Thursday, June 12, 2014

Same World, Different Realities

I believe that there's an underlying reality to everything.  (So did Einstein, so there.)
It doesn't matter whether one thinks the earth is flat; it's not. This, sadly, is problematic on a global scale. The world is littered with people committing horrible acts of kidnapping, murder, rape, sometimes all three. The people responsible admit to these acts freely, proudly, though they don't believe they've committed a crime. They BELIEVE, regardless of the chasm between their own thoughts and the real world, that they did something righteous, noble.

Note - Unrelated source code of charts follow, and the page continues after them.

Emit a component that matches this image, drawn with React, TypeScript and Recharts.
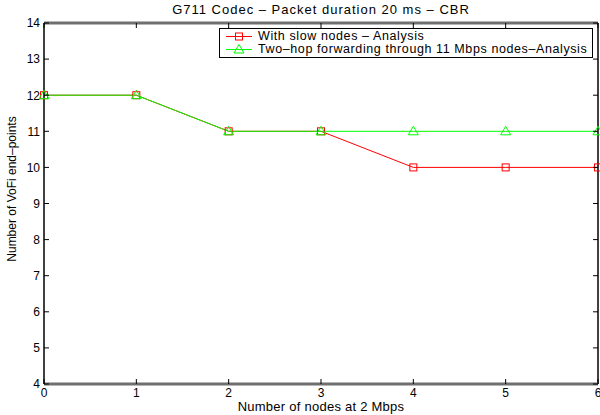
import { LineChart, Line, XAxis, YAxis, ReferenceLine } from 'recharts';

const nodes = [0, 1, 2, 3, 4, 5, 6];
const slowNodes = [12, 12, 11, 11, 10, 10, 10];
const twoHop = [12, 12, 11, 11, 11, 11, 11];
const xTicks = [0, 1, 2, 3, 4, 5, 6];
const yTicks = [4, 5, 6, 7, 8, 9, 10, 11, 12, 13, 14];

const seriesNames = ['With slow nodes \u2013 Analysis', 'Two\u2013hop forwarding through 11 Mbps nodes\u2013Analysis'];
const title = 'G711 Codec \u2013 Packet duration 20 ms \u2013 CBR';
const xLabel = 'Number of nodes at 2 Mbps';
const yLabel = 'Number of VoFi end\u2013points';

const data = nodes.map((n, i) => ({ n, slow: slowNodes[i], hop: twoHop[i] }));

// plot frame (matches margins + axis sizes below)
const PLOT_L = 44;
const PLOT_R = 598;
const PLOT_T = 23;
const PLOT_B = 384;
const FONT = '"Liberation Sans", Arial, sans-serif';
const RED = '#ff0000';
const GREEN = '#00ff00';

function YTick({ y, payload }: any) {
  return (
    <g>
      <line x1={PLOT_L} x2={PLOT_L + 5} y1={y} y2={y} stroke="#000" />
      <line x1={PLOT_R - 5} x2={PLOT_R} y1={y} y2={y} stroke="#000" />
      <text x={PLOT_L - 4} y={y} dy="0.36em" textAnchor="end" fontSize={12} fontFamily={FONT} fill="#000">
        {payload.value}
      </text>
    </g>
  );
}

function XTick({ x, payload }: any) {
  return (
    <g>
      <line x1={x} x2={x} y1={PLOT_B} y2={PLOT_B - 5} stroke="#000" />
      <line x1={x} x2={x} y1={PLOT_T} y2={PLOT_T + 5} stroke="#000" />
      <text x={x} y={397} textAnchor="middle" fontSize={12} fontFamily={FONT} fill="#000">
        {payload.value}
      </text>
    </g>
  );
}

function SquareDot({ cx, cy }: any) {
  return <rect x={cx - 3.5} y={cy - 3.5} width={7} height={7} fill="none" stroke={RED} strokeWidth={1} />;
}

function TriangleDot({ cx, cy }: any) {
  return (
    <polygon
      points={`${cx},${cy - 5} ${cx - 5},${cy + 3.5} ${cx + 5},${cy + 3.5}`}
      fill="none"
      stroke={GREEN}
      strokeWidth={1}
    />
  );
}

function LegendBox() {
  const rows = [
    { name: seriesNames[0], color: RED, marker: 'square' },
    { name: seriesNames[1], color: GREEN, marker: 'triangle' },
  ];
  return (
    <div
      style={{
        position: 'absolute',
        left: 219,
        top: 28,
        border: '1.5px solid #000',
        background: '#fff',
        width: 374,
        height: 30,
        boxSizing: 'border-box',
        padding: '0.5px 0 0 4px',
        fontFamily: FONT,
        fontSize: 12.5,
        letterSpacing: 0.6,
        lineHeight: '13.5px',
      }}
    >
      {rows.map((r) => (
        <div key={r.name} style={{ display: 'flex', alignItems: 'center', height: 13.5 }}>
          <svg width={34} height={13} style={{ flex: 'none' }}>
            <line x1={2} x2={28} y1={6.5} y2={6.5} stroke={r.color} />
            {r.marker === 'square' ? (
              <rect x={11.5} y={3} width={7} height={7} fill="none" stroke={r.color} />
            ) : (
              <polygon points="15,1.5 10,10 20,10" fill="none" stroke={r.color} />
            )}
          </svg>
          <span style={{ whiteSpace: 'nowrap' }}>{r.name}</span>
        </div>
      ))}
    </div>
  );
}

export default function App() {
  return (
    <div style={{ position: 'absolute', left: 0, top: 0, width: 600, height: 415, background: '#fff', fontFamily: FONT }}>
      <LineChart
        width={600}
        height={415}
        data={data}
        margin={{ top: PLOT_T, right: 600 - PLOT_R, left: 0, bottom: 0 }}
        style={{ position: 'absolute', left: 0, top: 0 }}
      >
        <XAxis
          dataKey="n"
          type="number"
          domain={[0, 6]}
          ticks={xTicks}
          height={415 - PLOT_B}
          tick={<XTick />}
          tickLine={false}
          axisLine={{ stroke: '#6f6f6f', strokeWidth: 3 }}
          interval={0}
        />
        <YAxis
          type="number"
          domain={[4, 14]}
          ticks={yTicks}
          width={PLOT_L}
          tick={<YTick />}
          tickLine={false}
          axisLine={{ stroke: '#000', strokeWidth: 1.5 }}
          interval={0}
        />
        <ReferenceLine y={14} stroke="#6f6f6f" strokeWidth={3} />
        <ReferenceLine x={6} stroke="#000" strokeWidth={1.5} />
        <Line
          dataKey="slow"
          name={seriesNames[0]}
          stroke={RED}
          strokeWidth={1}
          dot={<SquareDot />}
          activeDot={false}
          isAnimationActive={false}
        />
        <Line
          dataKey="hop"
          name={seriesNames[1]}
          stroke={GREEN}
          strokeWidth={1}
          dot={<TriangleDot />}
          activeDot={false}
          isAnimationActive={false}
        />
      </LineChart>
      <div
        style={{
          position: 'absolute',
          left: PLOT_L,
          width: PLOT_R - PLOT_L,
          top: 3,
          textAlign: 'center',
          fontSize: 13,
          lineHeight: '14px',
          letterSpacing: 1,
          whiteSpace: 'nowrap',
        }}
      >
        {title}
      </div>
      <div
        style={{
          position: 'absolute',
          left: PLOT_L,
          width: PLOT_R - PLOT_L,
          top: 400,
          textAlign: 'center',
          fontSize: 13,
          lineHeight: '13px',
          letterSpacing: 0.25,
          whiteSpace: 'nowrap',
        }}
      >
        {xLabel}
      </div>
      <div
        style={{
          position: 'absolute',
          left: 12,
          top: 189,
          transform: 'translate(-50%, -50%) rotate(-90deg)',
          fontSize: 12,
          lineHeight: '12px',
          whiteSpace: 'nowrap',
        }}
      >
        {yLabel}
      </div>
      <LegendBox />
    </div>
  );
}
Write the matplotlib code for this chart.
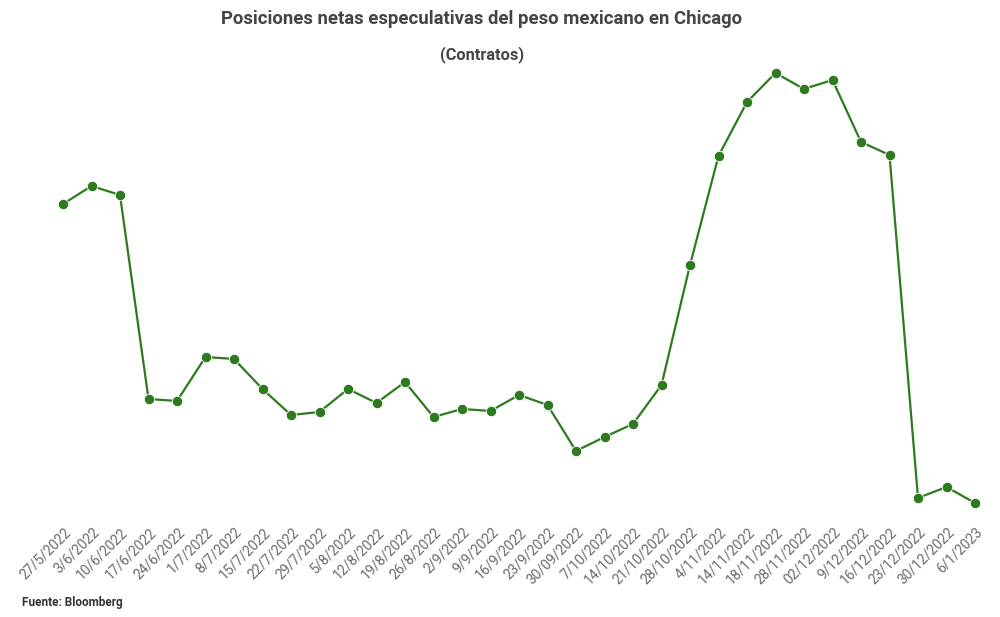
import matplotlib
matplotlib.use("Agg")
import matplotlib.pyplot as plt
import matplotlib.transforms as mtransforms

plt.rcParams['font.family'] = ['Roboto', 'DejaVu Sans']

# semanas (etiquetas del eje x)
fechas = ["27/5/2022", "3/6/2022", "10/6/2022", "17/6/2022", "24/6/2022",
          "1/7/2022", "8/7/2022", "15/7/2022", "22/7/2022", "29/7/2022",
          "5/8/2022", "12/8/2022", "19/8/2022", "26/8/2022", "2/9/2022",
          "9/9/2022", "16/9/2022", "23/9/2022", "30/09/2022", "7/10/2022",
          "14/10/2022", "21/10/2022", "28/10/2022", "4/11/2022", "14/11/2022",
          "18/11/2022", "28/11/2022", "02/12/2022", "9/12/2022", "16/12/2022",
          "23/12/2022", "30/12/2022", "6/1/2023"]

# posiciones netas (contratos, estimado)
contratos = [56880, 60120, 58500, 21780, 21420,
             29340, 28980, 23580, 18900, 19440,
             23580, 21060, 24840, 18540, 19980,
             19620, 22500, 20700, 12420, 14940,
             17280, 24300, 45900, 65520, 75240,
             80460, 77580, 79200, 68040, 65700,
             3960, 5940, 3060]

verde = '#2e7a1f'

fig = plt.figure(figsize=(10, 6.17), dpi=100)
ax = fig.add_axes([0.063, 0.1848, 0.912, 0.6969])

x = list(range(len(fechas)))
ax.plot(x, contratos, color=verde, lw=1.6, marker='o', ms=7.5,
        markeredgecolor='white', markeredgewidth=0.6, clip_on=False)

ax.set_xlim(0, len(fechas) - 1)
ax.set_ylim(min(contratos), max(contratos))
ax.set_xticks(x)
ax.set_xticklabels(fechas, rotation=45, ha='right', rotation_mode='anchor',
                   fontsize=10, color='#6a6a6a')
ax.tick_params(axis='x', length=0, pad=16)
# mover las etiquetas un poco a la derecha
desplaza = mtransforms.ScaledTranslation(0.5/100, 0, fig.dpi_scale_trans)
for lbl in ax.get_xticklabels():
    lbl.set_transform(lbl.get_transform() + desplaza)
ax.set_yticks([])
for s in ax.spines.values():
    s.set_visible(False)

fig.text(0.482, 0.970, "Posiciones netas especulativas del peso mexicano en Chicago",
         ha='center', va='center', fontsize=13.3, fontweight='bold', color='#444444')
fig.text(0.482, 0.912, "(Contratos)", ha='center', va='center',
         fontsize=11.8, fontweight='bold', color='#444444')
fig.text(0.022, 0.023, "Fuente: Bloomberg", ha='left', va='center',
         fontsize=8.5, fontweight='bold', color='#333333')

fig.savefig("out.png", dpi=100)
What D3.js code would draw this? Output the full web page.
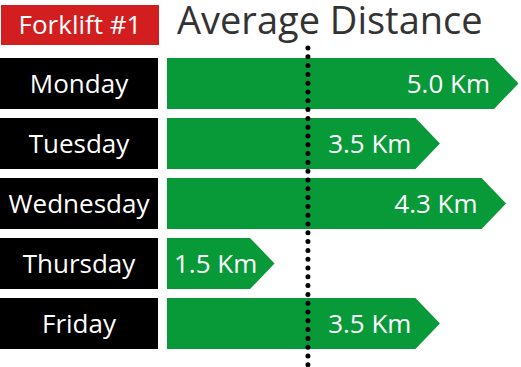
<!DOCTYPE html>
<html>
<head>
<meta charset="utf-8">
<script src="https://cdn.jsdelivr.net/npm/d3@7/dist/d3.min.js"></script>
<style>
  html, body { margin: 0; padding: 0; background: #ffffff; }
  svg { display: block; }
  text { font-family: "Open Sans", "Noto Sans", sans-serif; }
</style>
</head>
<body>
<div id="chart"></div>
<script>
// ---- data ----
const days = ["Monday", "Tuesday", "Wednesday", "Thursday", "Friday"];
const distances = [5.0, 3.5, 4.3, 1.5, 3.5];
const unit = "Km";
const badgeText = "Forklift #1";
const titleText = "Average Distance";
const referenceValue = 2.2;

// ---- layout ----
const W = 521, H = 367;
const svg = d3.select("#chart").append("svg")
  .attr("width", W).attr("height", H);

const y = d3.scaleBand().domain(days).range([58, 349]).paddingInner(0.15).paddingOuter(0);
const x = d3.scaleLinear().domain([0, 4.45]).range([126, 494]).clamp(true);
const barStart = 167;
const labelW = 158;

const rows = days.map((d, i) => ({ day: d, value: distances[i] }));

// badge
svg.append("rect").attr("x", 1).attr("y", 5).attr("width", 158).attr("height", 40)
  .attr("fill", "#d21e1e");
svg.append("text").attr("x", 80).attr("y", 34).attr("text-anchor", "middle")
  .attr("fill", "#fff").attr("font-size", 26).attr("font-weight", 500).text(badgeText);

// title
svg.append("text").attr("x", 177).attr("y", 34).attr("fill", "#333333")
  .attr("font-size", 38).text(titleText);

// day labels
const g = svg.append("g");
g.selectAll("rect.lab").data(rows).join("rect").attr("class", "lab")
  .attr("x", 0).attr("y", d => y(d.day)).attr("width", labelW).attr("height", y.bandwidth())
  .attr("fill", "#000");
g.selectAll("text.lab").data(rows).join("text").attr("class", "lab")
  .attr("x", labelW / 2).attr("y", d => y(d.day) + y.bandwidth() / 2)
  .attr("dy", "0.37em").attr("text-anchor", "middle").attr("fill", "#fff")
  .attr("font-size", 26).attr("font-weight", 500).text(d => d.day);

// arrows
const hb = y.bandwidth() / 2;
g.selectAll("path.bar").data(rows).join("path").attr("class", "bar")
  .attr("fill", "#089a38")
  .attr("d", d => {
    const t = y(d.day), s = x(d.value), depth = hb - 1;
    return `M${barStart},${t}H${s}L${s + depth},${t + hb}L${s},${t + 2 * hb}H${barStart}Z`;
  });

// reference dotted line
svg.append("line").attr("x1", x(referenceValue)).attr("x2", x(referenceValue))
  .attr("y1", 48).attr("y2", H + 5)
  .attr("stroke", "#000").attr("stroke-width", 5)
  .attr("stroke-linecap", "round").attr("stroke-dasharray", "0 8.8");

// value labels
g.selectAll("text.val").data(rows).join("text").attr("class", "val")
  .attr("y", d => y(d.day) + y.bandwidth() / 2).attr("dy", "0.37em")
  .attr("fill", "#fff").attr("font-size", 26).attr("font-weight", 500)
  .text(d => d.value.toFixed(1) + " " + unit)
  .each(function (d) {
    const el = d3.select(this);
    const w = this.getComputedTextLength();
    let endX = x(d.value) - 4;
    if (endX - w < barStart + 7) endX = barStart + 7 + w;
    el.attr("x", endX).attr("text-anchor", "end");
  });
svg.selectAll("text.val").raise();
</script>
</body>
</html>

When I say Jewish and you say Muslim we are building on two different foundations. This isn't to say that there can't be consensus, peace, even friendship. But when fundamental realities differ then you're treading on the thinnest veneer of ice. When I say science and you say faith it makes it difficult, sometimes impossible, to reach agreement. How can we agree on ends when we can't even agree on beginnings? I get the appeal of religion, especially as a parent:

"Hey Dad, where does the universe come from?"
"God did it."

I can appreciate both the ease and brevity of that conversation.  It's sure-as-shit easier than explaining (or understanding) Bell's Theorem. Easier answers are sought not by those who want the truth (oh, the irony) but by those who can't be bothered (for whatever reasons) to delve. Of course, they'll argue that they do delve, they read all kinds of things: the bible, things that tell them the bible is true...other things that tell them that scientists are often wrong and that the bible is NEVER wrong.

As I sat in the grocery checkout line recently, Riley facing me from the basket, I noticed the child in line in front of me, about the same age as Riley, his hair was white-blond, his teeth were crooked as a canyon, and his mouth seemed to be frozen open in a squared-O shape that I took to be a crooked smile. An Asian child, also around the same age, sat in the shopping cart facing her mother.

All three babies noticed each other, and of course all three parents noticed their kids noticing each other. These three kids all occupy the same reality. Their needs and wants don't differ much, in general, one from the other.

When I skim the news about, say, the pissing contest between Boehner and Obama I can't help but be distracted by the thought that these men are living in different realities. They're not reading off the same menu but they can't figure out why they can't decide on what to order. Boehner lives in a world, regardless of his partisanship, that apparently dictates tax cuts raise revenues. If I owned a store and I needed more money, would lowering the cost of items raise my bottom line? This isn't politics, it's simple math.

I looked from one kid to the other, each of them now babbling happily, kicking their legs, each of them laughing and pointing, and started to wonder how long their internal realities would stay so similar, and how wide it might grow by the time they become parents.